Our friend Geert Bevin again is leading Moog’s software team on this, and he describes really well what Animoog Galaxy is about. This is very much not just making a virtual version of the synth for your VR headset and calling it a day. They’ve added procedurally generated galaxies to the experience, as well as complete gestural control of the synth with your hand gestures and gaze. This is more like Spore meets Lawnmower Man – like the trippy fantasies you imagine when you play synths. And as it work in shared space, you can mix playing it with playing physical synths:
We’ll talk to Geert more about this next week, including the experience of the platform and developing for it, but here are his first thoughts:
Animoog was always a three-dimensional idea: comets flying in orbits along a path with captivating colors, motions and sounds. We’ve now brought this to its fullest spatial realization and let you be transported into ever-changing procedurally generated galaxies while sculpting and playing synthesized sounds.
Animoog Galaxy has a new expressive and probabilistic step sequencer that can randomize melodies using the musical scale of a preset. All of Animoog’s synthesis features are available and can be tweaked by simply looking at a control, pinching and dragging. While in edit mode, a dynamically appearing HUD will float above your hand to give a detailed read-out of parameters without taking up permanent UI space.
Here it is in motion, though everyone is telling me that’s tough to capture:
Animoog Galaxy can be played over MIDI, and together with Vision Pro’s progressive immersion, you can see both your real-world keyboard and Animoog Galaxy floating above with all its virtual controls accessible. It’s also possible to control other instruments over MIDI from Animoog Galaxy, allowing it to play sequences while using its innovative touch-less playing keyboard to control iPad synths on the Vision Pro or external synthesizers.
As a final callout, Animoog Galaxy is also a visual sound machine in Vision Pro’s shared space, living alongside your reality and virtual reality, and infusing it with ever changing sounds and colors. Choose from any of the 120 built-in presets or create your own to select atmospheres that perfectly complement your mood while being engaged in other activities.
Features:
- Full ASE (Anisotropic Synth Engine) from Animoog (that’s the x/y/z timbral space that made this synth unique in the first place)
- Immersive UI, full support for visuals / graphics / gestures / interactions / sounds of Vision Pro
- Modulation and pitch shifting with configurable scales, pitch correction, and glide
- Look, pinch, and drag to control multiple per-voice parameters. And yeah, wow, polyphonic/multi-voice gestural control!
- Step sequencer
- EG/LFO (three independent six-stage DAHDSR envelope generators, three independent LFOs, 1-8 repeats)
- 10-lane modulation
- Delay, Unison, Bitcrush, Drive, Filter, Arpeggiator, and Recorder
- MIDI integration, including MPE – and you can use the Vision Pro as a MIDI/MPE expressive controller for your outboard gear
More on the Moog site. But this is probably the opposite of what you expected (at least what I expected). Instead of a stripped-down, “VR” version of Animoog Z, we’re getting an even deeper Animoog that transforms the Vision Pro into a deep, gesturally-controlled synth with immersive interface, as well as making it an expressive controller for other hardware.

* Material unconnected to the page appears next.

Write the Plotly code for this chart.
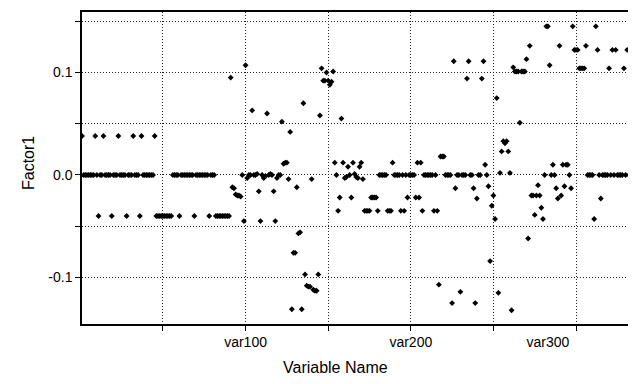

And I do hope we see some of this functionality on other mobile and desktop platforms, too – that really does seem likely the more I see this
More on this soon, so feel free to ask questions.

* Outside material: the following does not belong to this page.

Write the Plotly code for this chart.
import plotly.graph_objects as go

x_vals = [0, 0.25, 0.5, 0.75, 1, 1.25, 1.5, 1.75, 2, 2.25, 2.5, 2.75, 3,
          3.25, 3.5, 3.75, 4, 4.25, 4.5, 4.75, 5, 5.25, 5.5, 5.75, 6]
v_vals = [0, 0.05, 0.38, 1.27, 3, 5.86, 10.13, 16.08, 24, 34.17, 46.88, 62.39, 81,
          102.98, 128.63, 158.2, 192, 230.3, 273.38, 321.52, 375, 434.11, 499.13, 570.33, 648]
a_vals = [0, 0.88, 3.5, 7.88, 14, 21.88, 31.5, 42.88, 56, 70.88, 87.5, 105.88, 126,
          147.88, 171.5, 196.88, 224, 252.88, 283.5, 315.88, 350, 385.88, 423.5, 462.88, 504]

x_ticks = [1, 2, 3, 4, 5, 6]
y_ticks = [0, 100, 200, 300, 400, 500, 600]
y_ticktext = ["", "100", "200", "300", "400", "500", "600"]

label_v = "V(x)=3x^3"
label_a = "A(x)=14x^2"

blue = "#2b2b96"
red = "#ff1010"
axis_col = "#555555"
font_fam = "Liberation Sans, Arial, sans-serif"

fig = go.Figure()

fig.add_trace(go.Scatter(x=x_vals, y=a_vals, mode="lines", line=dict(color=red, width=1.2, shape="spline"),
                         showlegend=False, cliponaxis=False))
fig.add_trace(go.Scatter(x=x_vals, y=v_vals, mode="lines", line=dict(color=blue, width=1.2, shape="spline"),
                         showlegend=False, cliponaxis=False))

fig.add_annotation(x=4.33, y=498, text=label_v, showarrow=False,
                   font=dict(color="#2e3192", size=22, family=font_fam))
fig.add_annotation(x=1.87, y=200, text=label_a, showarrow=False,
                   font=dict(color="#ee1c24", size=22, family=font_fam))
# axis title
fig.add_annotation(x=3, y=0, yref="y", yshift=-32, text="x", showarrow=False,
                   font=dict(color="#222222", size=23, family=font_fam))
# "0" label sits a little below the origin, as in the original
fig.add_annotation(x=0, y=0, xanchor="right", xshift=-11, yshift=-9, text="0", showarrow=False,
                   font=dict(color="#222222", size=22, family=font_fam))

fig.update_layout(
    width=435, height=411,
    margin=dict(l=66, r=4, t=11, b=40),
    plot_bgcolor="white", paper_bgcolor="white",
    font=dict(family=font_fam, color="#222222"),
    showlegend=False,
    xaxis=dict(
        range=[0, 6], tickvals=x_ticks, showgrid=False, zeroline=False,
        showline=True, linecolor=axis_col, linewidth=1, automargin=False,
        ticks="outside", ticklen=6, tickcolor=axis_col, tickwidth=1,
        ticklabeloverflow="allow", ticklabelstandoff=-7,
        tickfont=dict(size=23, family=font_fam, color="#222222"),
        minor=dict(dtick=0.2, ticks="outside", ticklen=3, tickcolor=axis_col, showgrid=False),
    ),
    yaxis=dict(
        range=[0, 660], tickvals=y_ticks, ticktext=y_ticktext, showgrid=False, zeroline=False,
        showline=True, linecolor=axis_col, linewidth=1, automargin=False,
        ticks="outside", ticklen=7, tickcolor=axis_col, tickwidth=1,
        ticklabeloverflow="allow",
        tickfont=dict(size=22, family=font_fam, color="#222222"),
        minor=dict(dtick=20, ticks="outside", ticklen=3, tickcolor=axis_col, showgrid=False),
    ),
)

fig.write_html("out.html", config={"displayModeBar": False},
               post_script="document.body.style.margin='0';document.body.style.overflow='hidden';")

And, uh, now in addition to thinking of Opcode Studio Vision Pro every time I hear the name of Apple’s platform, I now want to play Super Mario Galaxy.

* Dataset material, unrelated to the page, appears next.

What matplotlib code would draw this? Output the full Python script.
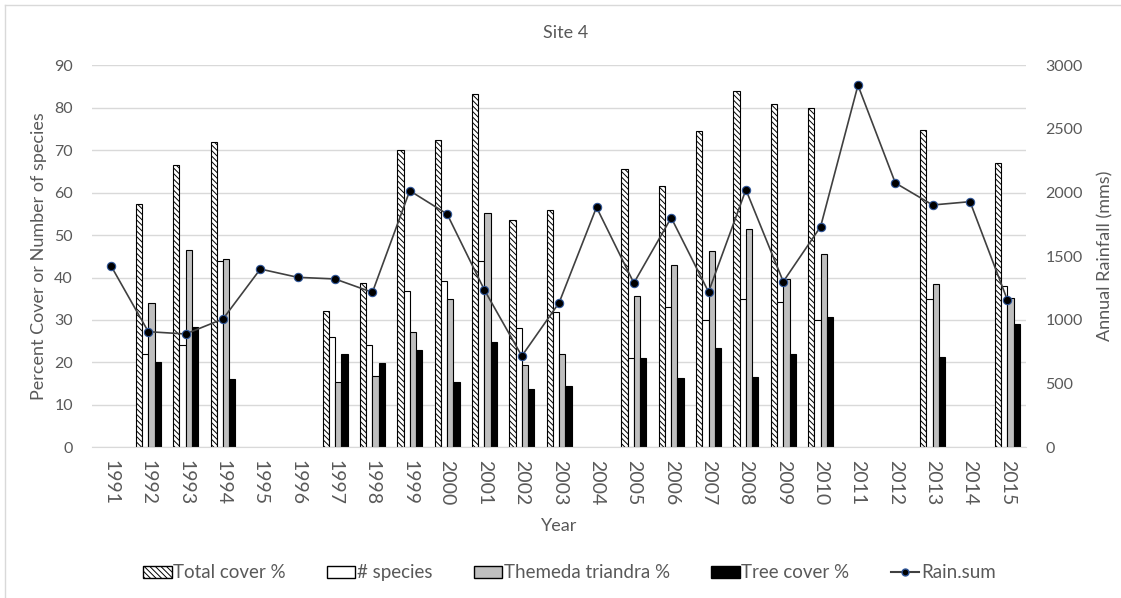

Of course, if this is all over budget – you still have the deep modular environment Patchworld on Meta Quest, which as an aside, already demonstrated that VR really can be a deep environment for synthesis and performance and not just a toy/game.
Updated: Here’s more from Geert so you can see how this works in action in terms of responsiveness:
Seriously, though, I don’t know why everyone is complaining about how hard it is to capture video of Vision Pro? Looks easy enough. I need to update my MIDI certification.